Turn back with me to the hymn you just sang, 499. Now this hymn, you may have sung it in your Baptist youth during the altar call. Now we Presbyterians have sung this song for a long time too, but you know what? A Baptist didn't write this hymn; a Presbyterian didn't write this hymn. An Anglican, of all people, wrote this hymn. 499 was written by a man named Augustus Toplady. He was an Anglican minister. And do you know what he called this hymn? His title for this hymn was “The Prayer of the Most Sanctified Man Who Ever Lived.” In other words, Toplady is saying, “How should the godliest person that you have ever met pray?” And what was his prayer? “Rock of ages, cleft for me, let me hide myself in Thee.” In other words, as he says in verse 3, “Nothing in my hands I bring; simply to Your cross I cling.” And I love what he says in stanza 4. Did you notice how he says it? “When he soars to worlds unknown” — when he is now, his life had ended, his sanctification is complete, he is glorified before the throne of God, he is present in the company of angels and elders, what will his prayer then be? Will it be, “I thank You that I am not like other men. I am moral; I am religious; I am just”? No, what will it be? “Rock of ages, cleft for me, let me hide myself in Thee.”

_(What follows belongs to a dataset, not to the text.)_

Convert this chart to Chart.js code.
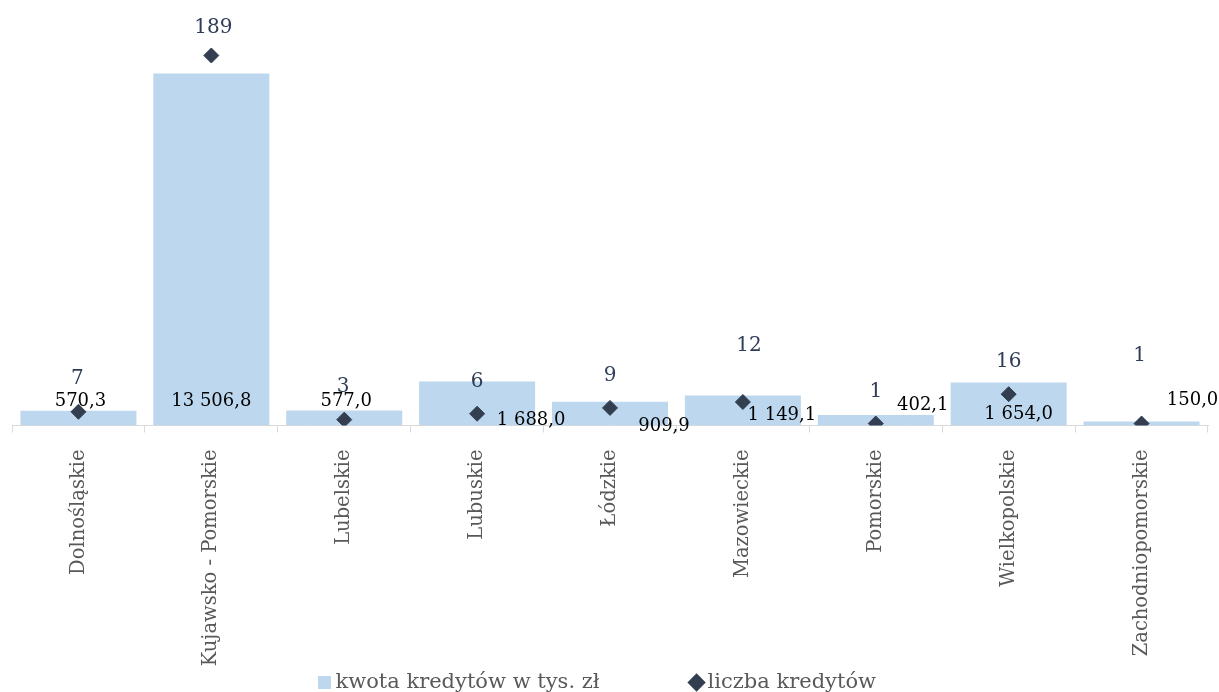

Even in glory, the basis of our acceptance by God will not be found in us. And that, my friends, is why the Gospel is absolutely essential to every one of us because it says that Jesus died the death that we deserved so that we could receive blessings that we don't deserve only by trusting in Him. That the basis, that the ground of our acceptance with God, is not found in ourselves. Salvation is not like acquiring the Eagle Scout badge. It is a gift given based on somebody else's work, not yours — the person and works of Jesus Christ. The way you receive it is you look away from yourself to God.

We’re going to sing in just a minute — and I'm going to ask the choir before we do so — we're going to sing number 472, but before we pray, let me get you to turn to 472 because I want you to notice something as we sing. Every stanza of this wonderful hymn – and it's sung to an old Welsh minor tune and that's why the choir is going to sing it for you first – every stanza of this hymn is beckoning you to come to the Lord Jesus Christ. And look especially what it says here. It says that “all the fitness that He requires” you to feel, to come to Him, is what? “Your need of Him.” What does Jesus require you to come to Him? Just that you need Him. And then look at the very next thing it says. “But even that is the work of the Spirit in your heart.” Even when you feel you need Him, it's the work of the Spirit in your heart. I'm going to be praying this prayer for you as we sing it. Let's pray.

Lord God, thank You for Your Word. Work it deeply into our hearts so that we do not trust ourselves but You and Your mercy held out to us in Jesus Christ and so that we have Gospel humility. We ask this in Jesus' name. Amen.

Now I’ll ask the choir first to sing number 472 through once and then we’ll stand and sing it.

The only One who can do helpless sinners good says to you: Grace, mercy, and peace from God our Father and the Lord Jesus Christ. Amen.